Communications > Blog > The Stakes are Rising: Lessons from our Climate Adapation Outreach Program
November 16, 2017
USC Sea Grant has developed a robust stakeholder engagement process to help communities plan for the impacts of climate change along urbanized coastlines. We are part of a developing climate change adaptation service sector that is bringing science and technical training to community planners and policy-makers. Since we began this work in 2010, several challenges emerged, including identifying community information needs and barriers to planning, lack of state or federal guidance and funding, and building trust in an adaptive planning process among a diverse group of stakeholders.
We found that approaching climate adaptation planning through a regional lens is critical. In Southern California, with large numbers of stakeholders and the intensely interconnected nature of geographies, communities, and economies, decisions made in one jurisdiction will undoubtedly affect its neighbors. Our reputation as a source for nonbiased scientific information and our long established relationships working across science, policy, and cultural boundaries put us in a unique position within the region to build capacity across jurisdictions.
In 2016, we analyzed our climate change adaptation outreach program to gain insights about its effectiveness. We share lessons learned in a new paper published in the Cities and the Environment Journal, the full paper is available here.
Four primary lessons:
1) The Value of Place-based Organizations in Engaging Stakeholders
A place-based organization, such as USC Sea Grant, is one that has established relationships and cultural knowledge within a geographic area. They play a unique role in building capacity across jurisdictions and bridging the gaps among various community, science, and government stakeholders. This is a critical element to successfully pull in the appropriate partners for climate adaptation planning, to establish trust among stakeholders, and to engage stakeholders over time and ensure planning continuity as political leadership changes.

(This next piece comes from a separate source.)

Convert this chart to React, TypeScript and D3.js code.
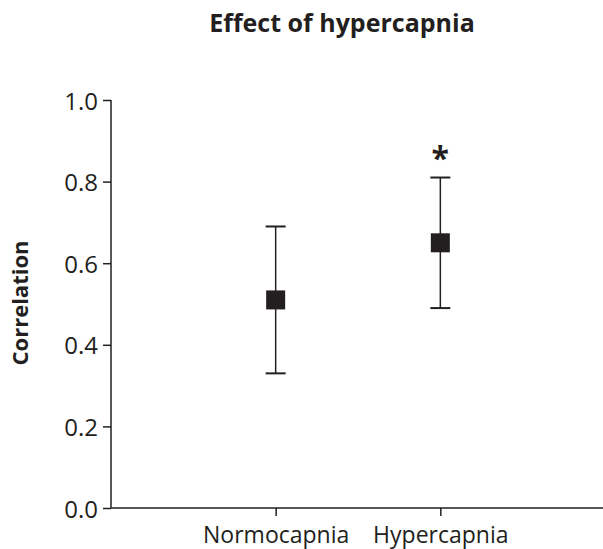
import { useEffect, useRef } from 'react';
import * as d3 from 'd3';

const groups = ['Normocapnia', 'Hypercapnia'];
const means = [0.51, 0.65];
const upper = [0.69, 0.81];
const lower = [0.33, 0.49];
const marks = ['', '*'];
const yTicks = [0, 0.2, 0.4, 0.6, 0.8, 1.0];

const W = 603;
const H = 549;
const INK = '#231f20';
const FONT = '"Open Sans", "Noto Sans", sans-serif';

export default function App() {
  const svgRef = useRef<SVGSVGElement>(null);

  useEffect(() => {
    if (!svgRef.current) return;
    const svg = d3.select(svgRef.current);
    svg.selectAll('*').remove();

    const left = 111;
    const right = 605;
    const top = 100;
    const bottom = 508;

    const x = d3.scalePoint<string>().domain(groups).range([left, right]).padding(1);
    const y = d3.scaleLinear().domain([0, 1]).range([bottom, top]);

    // Title
    svg.append('text')
      .attr('x', 342)
      .attr('y', 32)
      .attr('text-anchor', 'middle')
      .style('font-family', FONT)
      .style('font-weight', 700)
      .style('font-size', '25px')
      .style('fill', INK)
      .text('Effect of hypercapnia');

    // Y axis
    const yAxis = svg.append('g')
      .attr('transform', `translate(${left},0)`)
      .call(d3.axisLeft(y).tickValues(yTicks).tickFormat(d3.format('.1f')).tickSize(8).tickPadding(5));
    yAxis.select('.domain').attr('d', `M0,${top}V${bottom}`).attr('stroke', INK).attr('stroke-width', 1.5);
    yAxis.selectAll('line').attr('stroke', INK).attr('stroke-width', 1.5);
    yAxis.selectAll('text')
      .attr('dy', '0.38em')
      .style('font-family', FONT)
      .style('font-size', '24px')
      .style('fill', INK);

    // X axis
    const xAxis = svg.append('g')
      .attr('transform', `translate(0,${bottom})`)
      .call(d3.axisBottom(x).tickSize(8));
    xAxis.select('.domain').attr('d', `M${left},0H${right}`).attr('stroke', INK).attr('stroke-width', 1.5);
    xAxis.selectAll('line').attr('stroke', INK).attr('stroke-width', 1.5);
    xAxis.selectAll('text')
      .attr('y', 35)
      .attr('dy', '0')
      .style('font-family', FONT)
      .style('font-size', '23px')
      .style('fill', INK);

    // Y label
    svg.append('text')
      .attr('transform', `translate(28,303) rotate(-90)`)
      .attr('text-anchor', 'middle')
      .style('font-family', FONT)
      .style('font-weight', 700)
      .style('font-size', '22px')
      .style('fill', INK)
      .text('Correlation');

    const rows = groups.map((g, i) => ({ g, m: means[i], hi: upper[i], lo: lower[i], mark: marks[i] }));
    const cap = 10;
    const sq = 19;

    const pts = svg.append('g');
    pts.selectAll('.whisker')
      .data(rows)
      .enter()
      .append('line')
      .attr('x1', d => x(d.g)!)
      .attr('x2', d => x(d.g)!)
      .attr('y1', d => y(d.hi))
      .attr('y2', d => y(d.lo))
      .attr('stroke', INK)
      .attr('stroke-width', 1.5);

    ['hi', 'lo'].forEach(k => {
      pts.selectAll(`.cap-${k}`)
        .data(rows)
        .enter()
        .append('line')
        .attr('x1', d => x(d.g)! - cap)
        .attr('x2', d => x(d.g)! + cap)
        .attr('y1', d => y(k === 'hi' ? d.hi : d.lo))
        .attr('y2', d => y(k === 'hi' ? d.hi : d.lo))
        .attr('stroke', INK)
        .attr('stroke-width', 2);
    });

    pts.selectAll('.mean')
      .data(rows)
      .enter()
      .append('rect')
      .attr('x', d => x(d.g)! - sq / 2)
      .attr('y', d => y(d.m) - sq / 2)
      .attr('width', sq)
      .attr('height', sq)
      .attr('fill', INK);

    pts.selectAll('.mark')
      .data(rows.filter(d => d.mark))
      .enter()
      .append('text')
      .attr('x', d => x(d.g)!)
      .attr('y', d => y(d.hi) - 8)
      .attr('text-anchor', 'middle')
      .style('font-family', FONT)
      .style('font-weight', 700)
      .style('font-size', '32px')
      .style('fill', INK)
      .text(d => d.mark);
  }, []);

  return (
    <svg
      ref={svgRef}
      width={W}
      height={H}
      style={{ position: 'absolute', left: 0, top: 0, background: '#fff' }}
    />
  );
}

2) The Importance of Communications in Translating Science
The ever-evolving and complex nature of climate science can overwhelm stakeholders and stall progress, so it is important to emphasize key messages provided by the scientific information, rather than dive deep into technical details and methods. It is also important to determine effective and trusted messengers to deliver scientific information, employ a variety of communication methods and products, and help show stakeholders how to take the scientific information and make it actionable at the local planning level.
3) Adaptive Management is a Promising Approach to Help Communities Move Forward
Communities struggled with feeling that there is too much competing, and potentially conflicting, scientific information; and they continued to be stuck in the cycle of waiting for the “perfect” or “right” information before acting. We provide guidance to local communities in how they can utilize an adaptive management approach--use the best available science in planning efforts now, while building flexibility into their planning process to allow for evaluation and future modifications based on new scientific information.
4) The Value of Investments in Climate Adaptation
The lack of significant and sustained funding for adaptation will continue to limit progress, however, even modest investments made at the right time can be impactful. Our climate outreach program serves as a case study, where seed funding was leveraged into a robust regional program resulting in 19 Southern California municipalities indicating that they have initiated or made significant headway in adaptation planning; and spurred multi-million dollar funding investments from the state of California.
We are hopeful that as adaptation-focused legislation and concepts of adaptive management mature and become embedded in coastal communities’ planning processes, many of the initial planning barriers identified by coastal communities will be addressed. Most importantly, with the stakes rising as quickly as they are, we hope that communities will seek out boundary organizations in their own regions, to whom they can turn for nonbiased, science-based assistance and continue to advance their adaptation planning goals in the years to come.